My business has performed well this year and I want to buy gifts for my employees for Christmas as a thank you for their hard work and commitment. I don’t want my employees to pay tax or national insurance on these gifts – or the hassle of any extra administration. Can I do this tax efficiently?
From April 2015 “trivial” benefits paid to staff costing less than £50 are exempt from tax. If you buy your employees a seasonal gift such as a turkey, a bottle of wine or a box of chocolates which falls within the above criteria, HM Revenue & Customs will not seek to tax it and there are no additional reporting requirements. However if the value of the gift is more than the £50 stated above, it will be taxable on the employee.
If your gifts are more lavish than such examples above – say a hamper or a case of wine – then the cash equivalent must be taxed via payroll, form P11D or Pay As You Earn Settlement Agreement (PSA).
Cash payments to employees will always be taxable at source under Pay as You Earn and are subject to Income Tax and National Insurance. The same treatment also extends to vouchers that can be spent in either one or a number of different shops of the employee’s choice. The employee is required to pay tax on the full value of the voucher.

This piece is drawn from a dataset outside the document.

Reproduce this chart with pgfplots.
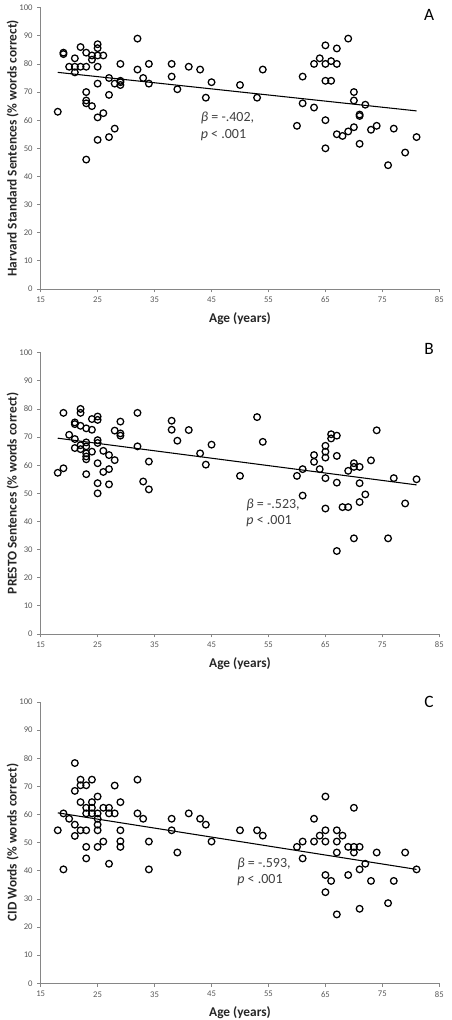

A mobile phone will not be subject to any tax or National Insurance on the individual as it is not classed as a Benefit-in-Kind and it is deductible from the total profits of your business when calculating taxable profits. This exemption from tax covers only one mobile phone for each employee, but the phone can be used for both business and private calls provided the contract is between the company and the phone provider.
The cost of employee entertaining, as long as it’s not incidental to the entertainment of others, is allowed to be deducted for business tax purposes. Any business can have an annual tax free social event for its entire staff and their partners. If the cost per head does not exceed £150, staff will not be taxed and the business gets full tax relief on the expense. It is important to note that if the cost per head does exceed £150 than all the costs, not just those over £150, are taxable as a Benefit-in-Kind.
If you have any long serving employees who have been with the business for more than 20 years, you can recognise their loyalty with a tax free bonus worth up to £50 for every year of service. The gift must not be cash or vouchers but could be a holiday or television or any other tangible object. You can make such a gift to an employee every 10 years but not more frequently.
You can also help the environment by offering your employees free bicycles and safety equipment. Provided the bike and equipment remains company property, is available to all employees, and is used mainly for getting the employee to work then there is no tax charge on your employee and the cost should be fully tax deductible for the business.
The advice above is specific to the facts surrounding the questions posed. Neither FPM nor the contributors accept any liability for any direct or indirect loss arising from any reliance placed on replies.